Brief:
Reproduce every line of the material below, but drop the pictures.

Data extract:

▬▬▬▬▬▬▬▬▬▬

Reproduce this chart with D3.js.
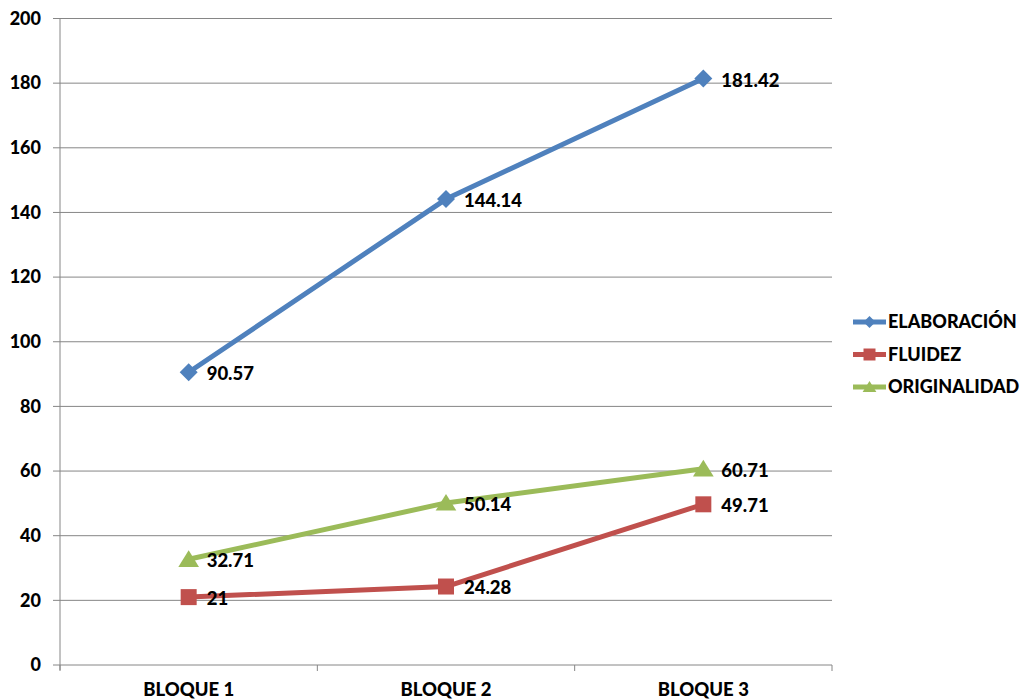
<!DOCTYPE html>
<html><head><meta charset="utf-8">
<script src="https://cdn.jsdelivr.net/npm/d3@7"></script>
<style>body{margin:0;background:#fff}svg{display:block}text{font-family:Lato,"Liberation Sans",sans-serif;font-weight:900;fill:#000}</style>
</head><body>
<svg id="c" width="1024" height="700"></svg>
<script>
const categories = ["BLOQUE 1","BLOQUE 2","BLOQUE 3"];
const seriesNames = ["ELABORACIÓN","FLUIDEZ","ORIGINALIDAD"];
const elaboracion = [90.57,144.14,181.42];
const fluidez = [21,24.28,49.71];
const originalidad = [32.71,50.14,60.71];
const labelsElab = ["90.57","144.14","181.42"];
const labelsFlu = ["21","24.28","49.71"];
const labelsOri = ["32.71","50.14","60.71"];
const yTicks = [0,20,40,60,80,100,120,140,160,180,200];

const colors = ["#4F81BD","#C0504D","#9BBB59"];
// marker shapes (path generators relative to centre, scaled by s)
const markers = [
  s=>`M0,${-s}L${s},0L0,${s}L${-s},0Z`,
  s=>`M${-s},${-s}H${s}V${s}H${-s}Z`,
  s=>`M0,${-s}L${s*1.15},${s*0.85}H${-s*1.15}Z`
];
const series = [
  {name:seriesNames[0], values:elaboracion, labels:labelsElab},
  {name:seriesNames[1], values:fluidez, labels:labelsFlu},
  {name:seriesNames[2], values:originalidad, labels:labelsOri}
];

const svg = d3.select("#c");
const L=60,R=832,T=18.5,B=665;
const x = d3.scaleBand().domain(categories).range([L,R]);
const y = d3.scaleLinear().domain([0,200]).range([B,T]);

svg.append("g").selectAll("line").data(yTicks).join("line")
  .attr("x1",L-7).attr("x2",R).attr("y1",d=>y(d)).attr("y2",d=>y(d))
  .attr("stroke","#868686").attr("stroke-width",1);
svg.append("line").attr("x1",L).attr("x2",L).attr("y1",T).attr("y2",B+5).attr("stroke","#868686");
const bounds=[L, ...categories.slice(1).map(c=>x(c)), R];
svg.append("g").selectAll("line").data(bounds).join("line")
  .attr("x1",d=>d).attr("x2",d=>d).attr("y1",B).attr("y2",B+6).attr("stroke","#868686");
svg.append("g").selectAll("text").data(yTicks).join("text")
  .attr("x",41).attr("y",d=>y(d)).attr("dy","0.35em").attr("text-anchor","end")
  .style("font-size","18px").text(d=>d);
svg.append("g").selectAll("text").data(categories).join("text")
  .attr("x",d=>x(d)+x.bandwidth()/2).attr("y",690).attr("dy","0.35em").attr("text-anchor","middle")
  .style("font-size","18.5px").text(d=>d);

const cx = c=>x(c)+x.bandwidth()/2;
const line = d3.line().x((d,i)=>cx(categories[i])).y(d=>y(d));
const msz=[9,8,9];
series.forEach((s,k)=>{
  const g=svg.append("g");
  g.append("path").datum(s.values).attr("d",line).attr("fill","none")
    .attr("stroke",colors[k]).attr("stroke-width",5).attr("stroke-linejoin","round");
  g.selectAll("path.m").data(s.values).join("path").attr("class","m")
    .attr("transform",(d,i)=>`translate(${cx(categories[i])},${y(d)})`)
    .attr("d",markers[k](msz[k])).attr("fill",colors[k]);
  g.selectAll("text").data(s.values).join("text")
    .attr("x",(d,i)=>cx(categories[i])+18).attr("y",d=>y(d)+1.5).attr("dy","0.35em")
    .style("font-size","18.5px").text((d,i)=>s.labels[i]);
});

const lg=svg.append("g");
series.forEach((s,k)=>{
  const yy=322+k*32.5;
  lg.append("line").attr("x1",853).attr("x2",886).attr("y1",yy).attr("y2",yy)
    .attr("stroke",colors[k]).attr("stroke-width",5);
  lg.append("path").attr("transform",`translate(869.5,${yy})`)
    .attr("d",markers[k](6)).attr("fill",colors[k]);
  lg.append("text").attr("x",888).attr("y",yy).attr("dy","0.35em")
    .style("font-size","18px").text(s.name);
});
</script>
</body></html>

▬▬▬▬▬▬▬▬▬▬

Task solution:
Reproduce this chart with D3.js.
<!DOCTYPE html>
<html><head><meta charset="utf-8">
<script src="https://cdn.jsdelivr.net/npm/d3@7"></script>
<style>body{margin:0;background:#fff}svg{display:block}text{font-family:Lato,"Liberation Sans",sans-serif;font-weight:900;fill:#000}</style>
</head><body>
<svg id="c" width="1024" height="700"></svg>
<script>
const categories = ["BLOQUE 1","BLOQUE 2","BLOQUE 3"];
const seriesNames = ["ELABORACIÓN","FLUIDEZ","ORIGINALIDAD"];
const elaboracion = [90.57,144.14,181.42];
const fluidez = [21,24.28,49.71];
const originalidad = [32.71,50.14,60.71];
const labelsElab = ["90.57","144.14","181.42"];
const labelsFlu = ["21","24.28","49.71"];
const labelsOri = ["32.71","50.14","60.71"];
const yTicks = [0,20,40,60,80,100,120,140,160,180,200];

const colors = ["#4F81BD","#C0504D","#9BBB59"];
// marker shapes (path generators relative to centre, scaled by s)
const markers = [
  s=>`M0,${-s}L${s},0L0,${s}L${-s},0Z`,
  s=>`M${-s},${-s}H${s}V${s}H${-s}Z`,
  s=>`M0,${-s}L${s*1.15},${s*0.85}H${-s*1.15}Z`
];
const series = [
  {name:seriesNames[0], values:elaboracion, labels:labelsElab},
  {name:seriesNames[1], values:fluidez, labels:labelsFlu},
  {name:seriesNames[2], values:originalidad, labels:labelsOri}
];

const svg = d3.select("#c");
const L=60,R=832,T=18.5,B=665;
const x = d3.scaleBand().domain(categories).range([L,R]);
const y = d3.scaleLinear().domain([0,200]).range([B,T]);

svg.append("g").selectAll("line").data(yTicks).join("line")
  .attr("x1",L-7).attr("x2",R).attr("y1",d=>y(d)).attr("y2",d=>y(d))
  .attr("stroke","#868686").attr("stroke-width",1);
svg.append("line").attr("x1",L).attr("x2",L).attr("y1",T).attr("y2",B+5).attr("stroke","#868686");
const bounds=[L, ...categories.slice(1).map(c=>x(c)), R];
svg.append("g").selectAll("line").data(bounds).join("line")
  .attr("x1",d=>d).attr("x2",d=>d).attr("y1",B).attr("y2",B+6).attr("stroke","#868686");
svg.append("g").selectAll("text").data(yTicks).join("text")
  .attr("x",41).attr("y",d=>y(d)).attr("dy","0.35em").attr("text-anchor","end")
  .style("font-size","18px").text(d=>d);
svg.append("g").selectAll("text").data(categories).join("text")
  .attr("x",d=>x(d)+x.bandwidth()/2).attr("y",690).attr("dy","0.35em").attr("text-anchor","middle")
  .style("font-size","18.5px").text(d=>d);

const cx = c=>x(c)+x.bandwidth()/2;
const line = d3.line().x((d,i)=>cx(categories[i])).y(d=>y(d));
const msz=[9,8,9];
series.forEach((s,k)=>{
  const g=svg.append("g");
  g.append("path").datum(s.values).attr("d",line).attr("fill","none")
    .attr("stroke",colors[k]).attr("stroke-width",5).attr("stroke-linejoin","round");
  g.selectAll("path.m").data(s.values).join("path").attr("class","m")
    .attr("transform",(d,i)=>`translate(${cx(categories[i])},${y(d)})`)
    .attr("d",markers[k](msz[k])).attr("fill",colors[k]);
  g.selectAll("text").data(s.values).join("text")
    .attr("x",(d,i)=>cx(categories[i])+18).attr("y",d=>y(d)+1.5).attr("dy","0.35em")
    .style("font-size","18.5px").text((d,i)=>s.labels[i]);
});

const lg=svg.append("g");
series.forEach((s,k)=>{
  const yy=322+k*32.5;
  lg.append("line").attr("x1",853).attr("x2",886).attr("y1",yy).attr("y2",yy)
    .attr("stroke",colors[k]).attr("stroke-width",5);
  lg.append("path").attr("transform",`translate(869.5,${yy})`)
    .attr("d",markers[k](6)).attr("fill",colors[k]);
  lg.append("text").attr("x",888).attr("y",yy).attr("dy","0.35em")
    .style("font-size","18px").text(s.name);
});
</script>
</body></html>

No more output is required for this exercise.